On Thu, Oct 11, 2012 at 11:07:55PM +0200, Jakub Hrozek wrote:
On Thu, Oct 11, 2012 at 03:34:03PM -0400, Simo Sorce wrote:
On Thu, 2012-10-11 at 20:44 +0200, Michal Židek wrote:
Sorry Michael, haven't really checked as carefully as I want but I think with this patch you are changing the client protocol by changing one
alignemnt.
You can't do that, changes to the client protocol are not allowed.
Can you confirm/deny ?
Simo.
Hello Simo,
do you mean this change?
- /* Make sure pr->buffer[i+pad] is 32 bit aligned */
- /* Make sure pr->buffer[i+pad] is aligned to sizeof (char **) */ pad = 0;
- while((i + pad) % 4) {
- while((i + pad) % sizeof(char **)) { pad++; }
I have a mistake here, it should have been sizeof(char *) not sizeof(char**), because we store pointers to char on that location. I know that this will probably be the same number, but it is still a mistake (I fixed it in the new patch).

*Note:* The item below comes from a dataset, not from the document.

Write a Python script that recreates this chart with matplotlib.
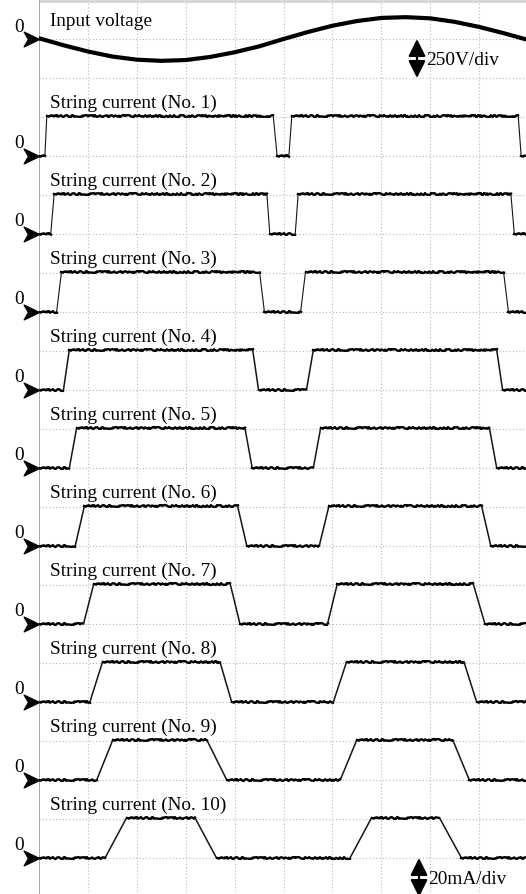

But to your question. I think this does not change the client protocol, the function only reads the reply (the reply is in the client protocol format), but stores data into another buffer. As far as I understand the code, this new buffer has nothing to do with the client protocol (it is connected with the reply via those mentioned char pointers, but nothing more), but maybe I am wrong, it is not easy to read piece of code.
Or do you mean a different part of patch affects the client protocol?
This is the change I meant, and you are right this affects the internal buffer returned to glibc not the actual protocol.
I guess maybe we should rename some of those variable names to make it clearer what buffer are we referring to.
Thanks for double checking with me, this code is sometimes tricky and alignment issues make it trickier.
All the other alignment fixes look good to me, but the patch is quite bit, I wouldn't mind if a second pair of eyes could check and give a second ack.
Simo.
Thanks for checking the client part Simo.
I will review the code tomorrow or Monday. I moved the ticket to a later release because I think it touches quite a few parts of the SSSD so it's easy to overlook something. Also the patch is mostly useful to secondary architectures.
I'm sorry this patch got forgotten. Can you rebase it to the current master?